Problem details. Quote all lines below exactly. Images stay out.

Given information.
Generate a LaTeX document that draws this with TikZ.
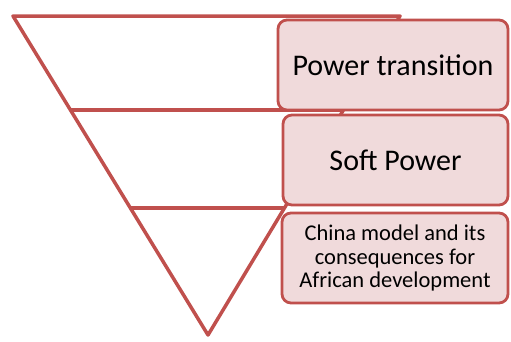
\documentclass[tikz,border=0pt]{standalone}
\usepackage{fontspec}
\setmainfont{Carlito}
\usetikzlibrary{calc}
\definecolor{tierred}{RGB}{192,80,77}
\definecolor{tierfill}{RGB}{240,218,219}
\begin{document}
\begin{tikzpicture}[x=1pt,y=-1pt,inner sep=0pt,outer sep=0pt,line join=round,
tierbox/.style={draw=tierred,fill=tierfill,rounded corners=9pt,line width=2.8pt,align=center,anchor=north west}]
\useasboundingbox (0,0) rectangle (511,341);
% inverted triangle
\coordinate (tl) at (13,16);
\coordinate (tr) at (400,16);
\coordinate (apex) at (208,335);
\draw[tierred,line width=3.5pt] (tl) -- (tr) -- (apex) -- cycle;
\draw[tierred,line width=3.5pt] ($(tl)!0.295!(apex)$) -- ($(tr)!0.295!(apex)$);
\draw[tierred,line width=3.5pt] ($(tl)!0.602!(apex)$) -- ($(tr)!0.602!(apex)$);
% labels
\node[tierbox,minimum width=230pt,minimum height=90pt,font=\fontsize{30}{33}\selectfont] (power) at (278,20) {Power transition};
\node[tierbox,minimum width=225pt,minimum height=90pt,font=\fontsize{30}{33}\selectfont] (soft) at (283,115) {Soft Power};
\node[tierbox,minimum width=226pt,minimum height=90pt,font=\fontsize{22.5}{23.5}\selectfont] (china) at (282,213) {China model and its\\consequences for\\African development};
\end{tikzpicture}
\end{document}
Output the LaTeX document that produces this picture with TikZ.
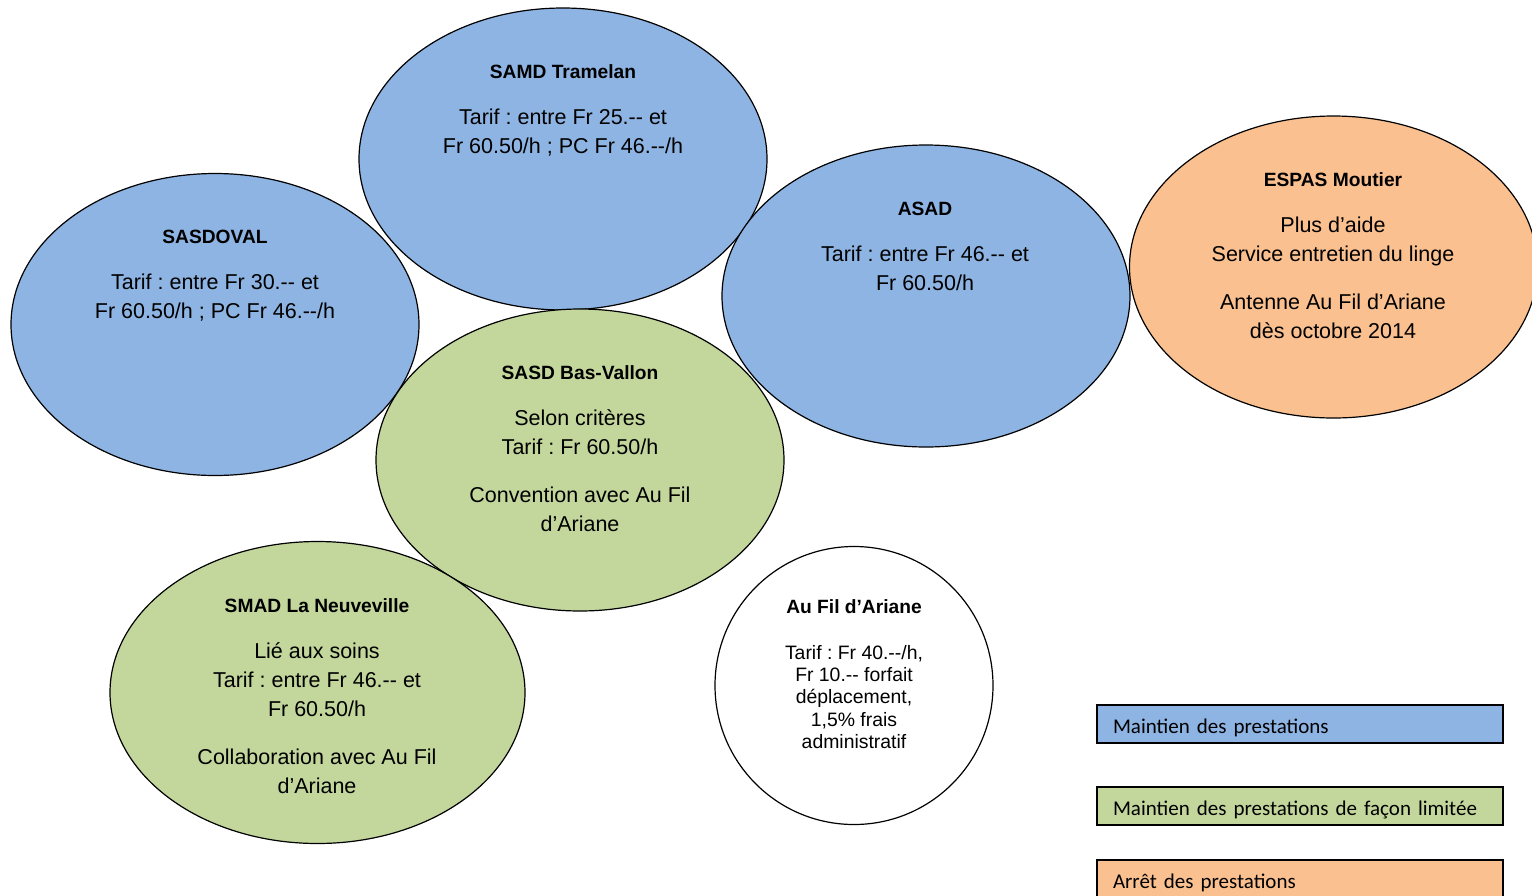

Task result.
Generate a LaTeX document that draws this with TikZ.
\documentclass[tikz,border=0pt]{standalone}
\usepackage{fontspec}
\setmainfont{Carlito}
\usetikzlibrary{calc}
\definecolor{tierred}{RGB}{192,80,77}
\definecolor{tierfill}{RGB}{240,218,219}
\begin{document}
\begin{tikzpicture}[x=1pt,y=-1pt,inner sep=0pt,outer sep=0pt,line join=round,
tierbox/.style={draw=tierred,fill=tierfill,rounded corners=9pt,line width=2.8pt,align=center,anchor=north west}]
\useasboundingbox (0,0) rectangle (511,341);
% inverted triangle
\coordinate (tl) at (13,16);
\coordinate (tr) at (400,16);
\coordinate (apex) at (208,335);
\draw[tierred,line width=3.5pt] (tl) -- (tr) -- (apex) -- cycle;
\draw[tierred,line width=3.5pt] ($(tl)!0.295!(apex)$) -- ($(tr)!0.295!(apex)$);
\draw[tierred,line width=3.5pt] ($(tl)!0.602!(apex)$) -- ($(tr)!0.602!(apex)$);
% labels
\node[tierbox,minimum width=230pt,minimum height=90pt,font=\fontsize{30}{33}\selectfont] (power) at (278,20) {Power transition};
\node[tierbox,minimum width=225pt,minimum height=90pt,font=\fontsize{30}{33}\selectfont] (soft) at (283,115) {Soft Power};
\node[tierbox,minimum width=226pt,minimum height=90pt,font=\fontsize{22.5}{23.5}\selectfont] (china) at (282,213) {China model and its\\consequences for\\African development};
\end{tikzpicture}
\end{document}
Output the LaTeX document that produces this picture with TikZ.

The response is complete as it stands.